§ Exercise description
Retype only what runs from the first line of the listing to the line holding "62.8, 60.4, 57.8];", both included. Do not retype the pictures.

§ Dataset records
━━━━━━━━
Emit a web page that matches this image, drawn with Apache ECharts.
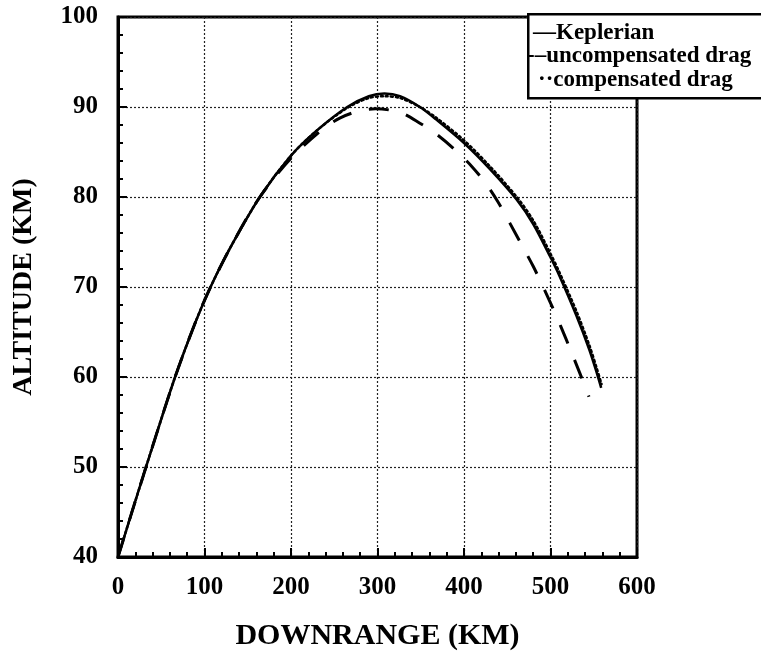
<!DOCTYPE html>
<html>
<head>
<meta charset="utf-8">
<script src="https://cdn.jsdelivr.net/npm/echarts@6/dist/echarts.min.js"></script>
<style>
  html, body { margin: 0; padding: 0; background: #fff; }
  #chart { width: 761px; height: 653px; }
</style>
</head>
<body>
<div id="chart"></div>
<script>
// downrange (km) / altitude (km)
const keplerX = [0, 20, 40, 66, 90, 107, 130, 164, 200, 230, 265, 290, 308, 326, 349, 368, 400, 430, 461, 480, 500, 510, 530, 545, 554, 558.6];
const keplerY = [40, 46.2, 52.3, 60, 66.2, 70, 74.4, 80, 84.6, 87.4, 90, 91.2, 91.5, 91.2, 90, 88.6, 86.0, 83.1, 79.7, 77.0, 73.3, 71.3, 66.8, 63.0, 60.3, 58.8];

const uncompX = [0, 20, 40, 66, 90, 107, 130, 164, 200, 236, 257, 280, 298, 326, 349, 368, 389, 409, 426, 439, 453, 466, 480, 491, 503, 512, 524, 534, 544.5];
const uncompY = [40, 46.2, 52.3, 60, 66.2, 70, 74.4, 80, 84.3, 87.5, 88.8, 89.6, 89.8, 89.4, 88.2, 87.0, 85.3, 83.4, 81.4, 79.5, 77.1, 74.8, 72.3, 70.1, 67.6, 65.6, 62.8, 60.4, 57.8];

const compX = [0, 20, 40, 66, 90, 107, 130, 164, 200, 230, 265, 290, 308, 326, 349, 368, 400, 430, 461, 480, 500, 510, 530, 545, 554, 559];
const compY = [40, 46.2, 52.3, 60, 66.2, 70, 74.4, 80, 84.6, 87.4, 89.9, 91.0, 91.2, 91.0, 90.0, 88.8, 86.3, 83.4, 80.0, 77.4, 73.7, 71.7, 67.3, 63.5, 60.8, 59.2];

const legendRows = ['\u2014Keplerian', '-\u2013uncompensated drag', '\u00b7\u00b7compensated drag'];

const pairs = (xs, ys) => xs.map((x, i) => [x, ys[i]]);
const serif = '"Liberation Serif", "DejaVu Serif", serif';

const chart = echarts.init(document.getElementById('chart'));

const option = {
  backgroundColor: '#fff',
  animation: false,
  grid: {
    left: 118, right: 124, top: 17, bottom: 96,
    outerBoundsMode: 'none',
    show: true, borderColor: '#000', borderWidth: 3
  },
  xAxis: {
    type: 'value', min: 0, max: 600, interval: 100,
    name: 'DOWNRANGE (KM)', nameLocation: 'middle', nameGap: 64,
    nameTextStyle: { fontFamily: serif, fontWeight: 'bold', fontSize: 30, color: '#000' },
    axisLine: { lineStyle: { color: '#000', width: 3 } },
    axisTick: { inside: true, length: 9, lineStyle: { color: '#000', width: 2 } },
    minorTick: { show: true, splitNumber: 5, length: 5, lineStyle: { color: '#000', width: 2 } },
    axisLabel: { fontFamily: serif, fontWeight: 'bold', fontSize: 25, color: '#000', margin: 18 },
    splitLine: { lineStyle: { color: '#222', width: 1.2, type: [2, 2] } }
  },
  yAxis: {
    type: 'value', min: 40, max: 100, interval: 10,
    name: 'ALTITUDE (KM)', nameLocation: 'middle', nameGap: 80,
    nameTextStyle: { fontFamily: serif, fontWeight: 'bold', fontSize: 28, color: '#000' },
    axisLine: { lineStyle: { color: '#000', width: 3 } },
    axisTick: { inside: true, length: 9, lineStyle: { color: '#000', width: 2 } },
    minorTick: { show: true, splitNumber: 5, length: 5, lineStyle: { color: '#000', width: 2 } },
    axisLabel: { fontFamily: serif, fontWeight: 'bold', fontSize: 25, color: '#000', margin: 20 },
    splitLine: { lineStyle: { color: '#222', width: 1.2, type: [2, 2] } }
  },
  series: [
    {
      name: 'compensated drag', type: 'line', showSymbol: false, smooth: 0.3,
      data: pairs(compX, compY),
      lineStyle: { color: '#000', width: 2.5, type: [2, 3], cap: 'round' }
    },
    {
      name: 'uncompensated drag', type: 'line', showSymbol: false, smooth: 0.3,
      data: pairs(uncompX, uncompY),
      lineStyle: { color: '#000', width: 3, type: [20, 18] }
    },
    {
      name: 'Keplerian', type: 'line', showSymbol: false, smooth: 0.3,
      data: pairs(keplerX, keplerY),
      lineStyle: { color: '#000', width: 2.5 }
    }
  ],
  graphic: [
    {
      type: 'rect', left: 527, top: 13, z: 100,
      shape: { width: 260, height: 84 },
      style: { fill: '#fff', stroke: '#000', lineWidth: 2.5 }
    },
    ...legendRows.map((t, i) => ({
      type: 'text', z: 101,
      x: [533, 527, 538][i], y: 33 + i * 23.5,
      style: {
        text: t, fill: '#000', fontFamily: serif, fontWeight: 'bold', fontSize: 23,
        verticalAlign: 'middle'
      }
    }))
  ]
};

chart.setOption(option);
</script>
</body>
</html>
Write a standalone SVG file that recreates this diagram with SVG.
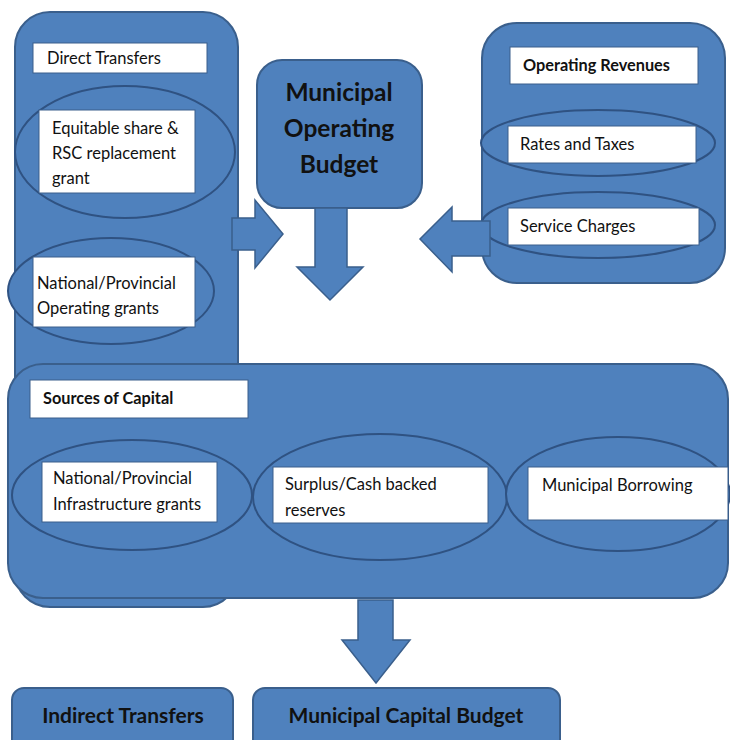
<svg xmlns="http://www.w3.org/2000/svg" width="730" height="740" viewBox="0 0 730 740">
<style>
.c{fill:#4f81bd;stroke:#3a5f8c;stroke-width:2}
.e{fill:#4f81bd;stroke:#2f5282;stroke-width:2}
.b{fill:#ffffff;stroke:#3a5f8c;stroke-width:1}
.t{font-family:Lato,"Open Sans",sans-serif;font-size:16.5px;fill:#111}
.tb{font-family:Lato,"Open Sans",sans-serif;font-size:16.3px;font-weight:bold;fill:#111}
.h{font-family:Lato,"Open Sans",sans-serif;font-size:24.5px;font-weight:bold;fill:#111;text-anchor:middle}
.hb{font-family:Lato,"Open Sans",sans-serif;font-size:21px;font-weight:bold;fill:#111;text-anchor:middle}
.a{fill:#4f81bd;stroke:#3a5f8c;stroke-width:1.5}
</style>
<rect width="730" height="740" fill="#ffffff"/>
<g id="direct-transfers">
<rect class="c" x="15" y="12" width="223" height="595" rx="35"/>
<rect class="b" x="33" y="43" width="174" height="30"/>
<text class="t" x="47" y="64">Direct Transfers</text>
</g>
<g id="sources-of-capital">
<rect class="c" x="8" y="364" width="720" height="234" rx="35"/>
<rect class="b" x="30" y="380" width="218" height="38"/>
<text class="tb" x="43" y="404">Sources of Capital</text>
</g>
<g id="equitable-share">
<ellipse class="e" cx="125" cy="152" rx="110" ry="66"/>
<rect class="b" x="39" y="110" width="156" height="83"/>
<text class="t" x="52" y="134">Equitable share &amp;</text>
<text class="t" x="52" y="159">RSC replacement</text>
<text class="t" x="52" y="184">grant</text>
</g>
<g id="operating-grants">
<ellipse class="e" cx="111" cy="291" rx="103" ry="53"/>
<rect class="b" x="33" y="257" width="162" height="70"/>
<text class="t" x="37" y="289">National/Provincial</text>
<text class="t" x="37" y="314">Operating grants</text>
</g>
<g id="operating-revenues">
<rect class="c" x="482" y="23" width="243" height="260" rx="35"/>
<rect class="b" x="510" y="47" width="188" height="37"/>
<text class="tb" x="523" y="71">Operating Revenues</text>
</g>
<g id="rates-and-taxes">
<ellipse class="e" cx="598" cy="143" rx="117" ry="33"/>
<rect class="b" x="508" y="126" width="188" height="37"/>
<text class="t" x="520" y="150">Rates and Taxes</text>
</g>
<g id="service-charges">
<ellipse class="e" cx="598" cy="225" rx="117" ry="33"/>
<rect class="b" x="508" y="208" width="191" height="37"/>
<text class="t" x="520" y="232">Service Charges</text>
</g>
<g id="municipal-operating-budget">
<rect class="c" x="257" y="60" width="165" height="148" rx="25"/>
<text class="h" x="339" y="101">Municipal</text>
<text class="h" x="339" y="137">Operating</text>
<text class="h" x="339" y="173">Budget</text>
</g>
<g id="infrastructure-grants">
<ellipse class="e" cx="132" cy="495" rx="120" ry="55"/>
<rect class="b" x="42" y="462" width="175" height="60"/>
<text class="t" x="53" y="484">National/Provincial</text>
<text class="t" x="53" y="510">Infrastructure grants</text>
</g>
<g id="surplus-reserves">
<ellipse class="e" cx="380" cy="497" rx="127" ry="63"/>
<rect class="b" x="273" y="467" width="215" height="56"/>
<text class="t" x="285" y="490">Surplus/Cash backed</text>
<text class="t" x="285" y="516">reserves</text>
</g>
<g id="municipal-borrowing">
<ellipse class="e" cx="618" cy="494" rx="112" ry="57"/>
<rect class="b" x="528" y="467" width="200" height="53"/>
<text class="t" x="542" y="491">Municipal Borrowing</text>
</g>
<g id="indirect-transfers">
<rect class="c" x="12" y="688" width="221" height="70" rx="12"/>
<text class="hb" x="123" y="723">Indirect Transfers</text>
</g>
<g id="municipal-capital-budget">
<rect class="c" x="253" y="688" width="307" height="70" rx="12"/>
<text class="hb" x="406" y="723">Municipal Capital Budget</text>
</g>
<g id="connectors">
<polygon class="a" points="232,218 255,218 255,200 283,234 255,268 255,250 232,250"/>
<polygon class="a" points="315,208 347,208 347,267 363,267 330,300 297,267 315,267"/>
<polygon class="a" points="490,221 452,221 452,207 420,239 452,272 452,256 490,256"/>
<polygon class="a" points="358,600 393,600 393,640 410,640 376,683 342,640 358,640"/>
</g>
</svg>
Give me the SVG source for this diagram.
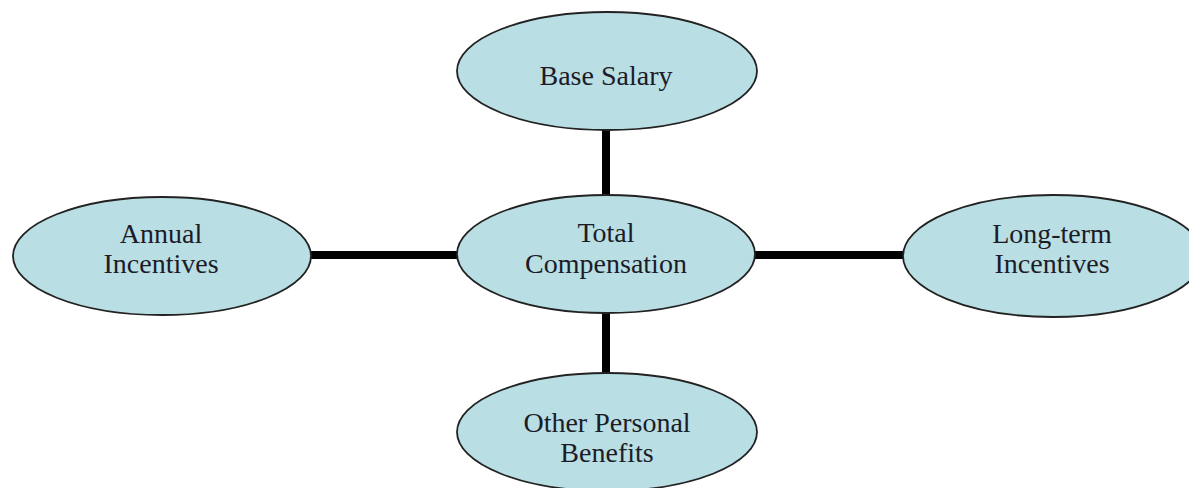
━━━━━━━━
§ Task output
Emit a web page that matches this image, drawn with Apache ECharts.
<!DOCTYPE html>
<html>
<head>
<meta charset="utf-8">
<script src="https://cdn.jsdelivr.net/npm/echarts@6/dist/echarts.min.js"></script>
<style>
  html, body { margin: 0; padding: 0; background: #fff; }
  #chart { width: 761px; height: 653px; }
</style>
</head>
<body>
<div id="chart"></div>
<script>
// downrange (km) / altitude (km)
const keplerX = [0, 20, 40, 66, 90, 107, 130, 164, 200, 230, 265, 290, 308, 326, 349, 368, 400, 430, 461, 480, 500, 510, 530, 545, 554, 558.6];
const keplerY = [40, 46.2, 52.3, 60, 66.2, 70, 74.4, 80, 84.6, 87.4, 90, 91.2, 91.5, 91.2, 90, 88.6, 86.0, 83.1, 79.7, 77.0, 73.3, 71.3, 66.8, 63.0, 60.3, 58.8];

const uncompX = [0, 20, 40, 66, 90, 107, 130, 164, 200, 236, 257, 280, 298, 326, 349, 368, 389, 409, 426, 439, 453, 466, 480, 491, 503, 512, 524, 534, 544.5];
const uncompY = [40, 46.2, 52.3, 60, 66.2, 70, 74.4, 80, 84.3, 87.5, 88.8, 89.6, 89.8, 89.4, 88.2, 87.0, 85.3, 83.4, 81.4, 79.5, 77.1, 74.8, 72.3, 70.1, 67.6, 65.6, 62.8, 60.4, 57.8];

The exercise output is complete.